A: Here at Miami, I facilitated the first [FLCs]. We started in 1979 and for the first ten years the only type of FLC we had was for early-career faculty before tenure. We expanded to more types of FLCs in the early 90s to include senior faculty and then we got the idea that faculty might want to work a whole year on just one specific area, like cooperative learning.

Q: Was Miami a leader in the state?

A: Yes. To our knowledge It was nowhere else. We invented it here. In 1994, we applied for a national award called the Hesburgh Award which identified the best faculty development program in the United States to improve undergraduate education. Miami got that award. When that happened, other places expressed interest. We got a grant from the Ohio Board of Regents to try it out in the state of Ohio at other institutions; Ohio State, Kent State and Ohio universities tried it and it worked really well on their campuses. Around 1999, we got a federal grant to expand across the United States. Today there are more than 1000 universities implementing faculty learning communities based on our model.
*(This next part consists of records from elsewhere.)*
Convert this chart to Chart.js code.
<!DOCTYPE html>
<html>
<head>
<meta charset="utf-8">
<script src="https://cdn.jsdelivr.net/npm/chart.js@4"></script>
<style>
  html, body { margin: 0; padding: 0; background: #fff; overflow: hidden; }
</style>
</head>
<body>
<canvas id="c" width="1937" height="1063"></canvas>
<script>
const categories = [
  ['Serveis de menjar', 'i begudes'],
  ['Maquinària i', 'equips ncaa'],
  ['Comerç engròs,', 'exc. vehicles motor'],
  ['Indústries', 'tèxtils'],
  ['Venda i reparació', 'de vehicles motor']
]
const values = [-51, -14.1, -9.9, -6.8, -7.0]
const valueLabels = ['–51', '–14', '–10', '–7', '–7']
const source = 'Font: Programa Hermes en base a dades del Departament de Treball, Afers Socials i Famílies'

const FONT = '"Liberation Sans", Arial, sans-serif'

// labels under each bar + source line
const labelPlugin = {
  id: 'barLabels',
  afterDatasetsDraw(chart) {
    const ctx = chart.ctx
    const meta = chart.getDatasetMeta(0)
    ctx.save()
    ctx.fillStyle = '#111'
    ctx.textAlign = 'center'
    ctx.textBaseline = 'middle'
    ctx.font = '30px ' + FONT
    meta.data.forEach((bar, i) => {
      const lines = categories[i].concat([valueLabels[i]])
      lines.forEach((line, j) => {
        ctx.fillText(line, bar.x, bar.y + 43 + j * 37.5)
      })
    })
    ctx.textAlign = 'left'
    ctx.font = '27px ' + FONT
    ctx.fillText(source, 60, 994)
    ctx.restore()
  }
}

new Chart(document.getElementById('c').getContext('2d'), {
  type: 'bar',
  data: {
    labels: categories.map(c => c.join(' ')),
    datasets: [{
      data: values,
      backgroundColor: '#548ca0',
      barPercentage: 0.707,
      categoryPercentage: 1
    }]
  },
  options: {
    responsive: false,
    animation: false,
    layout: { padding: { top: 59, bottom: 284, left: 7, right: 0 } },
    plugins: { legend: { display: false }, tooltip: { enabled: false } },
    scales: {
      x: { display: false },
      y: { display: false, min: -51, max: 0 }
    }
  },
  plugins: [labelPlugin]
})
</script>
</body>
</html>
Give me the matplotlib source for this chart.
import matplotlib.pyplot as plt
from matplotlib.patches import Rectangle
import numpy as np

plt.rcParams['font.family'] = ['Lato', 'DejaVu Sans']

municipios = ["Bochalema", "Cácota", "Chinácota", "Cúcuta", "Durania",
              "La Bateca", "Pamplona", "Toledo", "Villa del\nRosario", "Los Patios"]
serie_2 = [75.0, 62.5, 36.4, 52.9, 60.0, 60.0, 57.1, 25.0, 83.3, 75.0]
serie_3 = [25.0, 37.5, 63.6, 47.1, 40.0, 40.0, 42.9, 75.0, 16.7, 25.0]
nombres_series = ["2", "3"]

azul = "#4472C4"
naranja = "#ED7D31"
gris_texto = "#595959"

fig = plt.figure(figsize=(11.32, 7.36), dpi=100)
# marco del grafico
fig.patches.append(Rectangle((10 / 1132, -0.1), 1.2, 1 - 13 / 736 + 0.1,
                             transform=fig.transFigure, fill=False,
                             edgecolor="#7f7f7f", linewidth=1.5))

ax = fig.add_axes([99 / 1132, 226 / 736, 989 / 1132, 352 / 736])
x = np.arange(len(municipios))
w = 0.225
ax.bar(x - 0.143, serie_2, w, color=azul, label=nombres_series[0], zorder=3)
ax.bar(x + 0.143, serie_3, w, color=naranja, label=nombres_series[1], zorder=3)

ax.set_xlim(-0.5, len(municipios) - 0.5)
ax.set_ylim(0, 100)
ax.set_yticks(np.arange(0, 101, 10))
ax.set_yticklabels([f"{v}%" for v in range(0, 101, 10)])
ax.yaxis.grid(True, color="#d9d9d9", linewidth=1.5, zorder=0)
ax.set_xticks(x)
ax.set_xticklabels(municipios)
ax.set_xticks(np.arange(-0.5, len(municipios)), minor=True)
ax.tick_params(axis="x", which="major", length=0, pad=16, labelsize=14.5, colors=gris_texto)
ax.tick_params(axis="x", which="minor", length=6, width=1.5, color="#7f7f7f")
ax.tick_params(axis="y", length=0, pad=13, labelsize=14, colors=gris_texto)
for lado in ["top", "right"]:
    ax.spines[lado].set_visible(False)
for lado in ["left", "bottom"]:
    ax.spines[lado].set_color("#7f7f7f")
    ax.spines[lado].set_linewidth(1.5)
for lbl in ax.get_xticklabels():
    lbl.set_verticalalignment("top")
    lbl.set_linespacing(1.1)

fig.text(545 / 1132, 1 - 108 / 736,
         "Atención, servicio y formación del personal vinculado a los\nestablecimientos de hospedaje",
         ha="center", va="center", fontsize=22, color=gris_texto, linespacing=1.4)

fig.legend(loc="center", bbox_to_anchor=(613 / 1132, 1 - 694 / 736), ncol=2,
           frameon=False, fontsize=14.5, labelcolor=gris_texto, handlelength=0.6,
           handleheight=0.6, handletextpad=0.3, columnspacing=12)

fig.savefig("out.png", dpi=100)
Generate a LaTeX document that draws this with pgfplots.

Q: What major changes have you seen over the last 20 years?

A: The Teaching and Learning Center was created in 2003. We also went international. Now several countries have FLCs going, like China and particularly Hong Kong, South Korea, Lebanon, the UK and Colombia. There are many, many efforts around the world now based on Miami’s model that are successful.

Q: How can current faculty members get involved with an FLC?

A: Current faculty or staff can propose an FLC (that he or she will facilitate) by Feb. 15. Usually there are eight or nine FLCs funded each year. Once the new FLCs are announced, faculty are invited to apply online by the beginning of April. The facilitators of the FLCs select their members. Operational and financial support is provided by the Center for Teaching Excellence.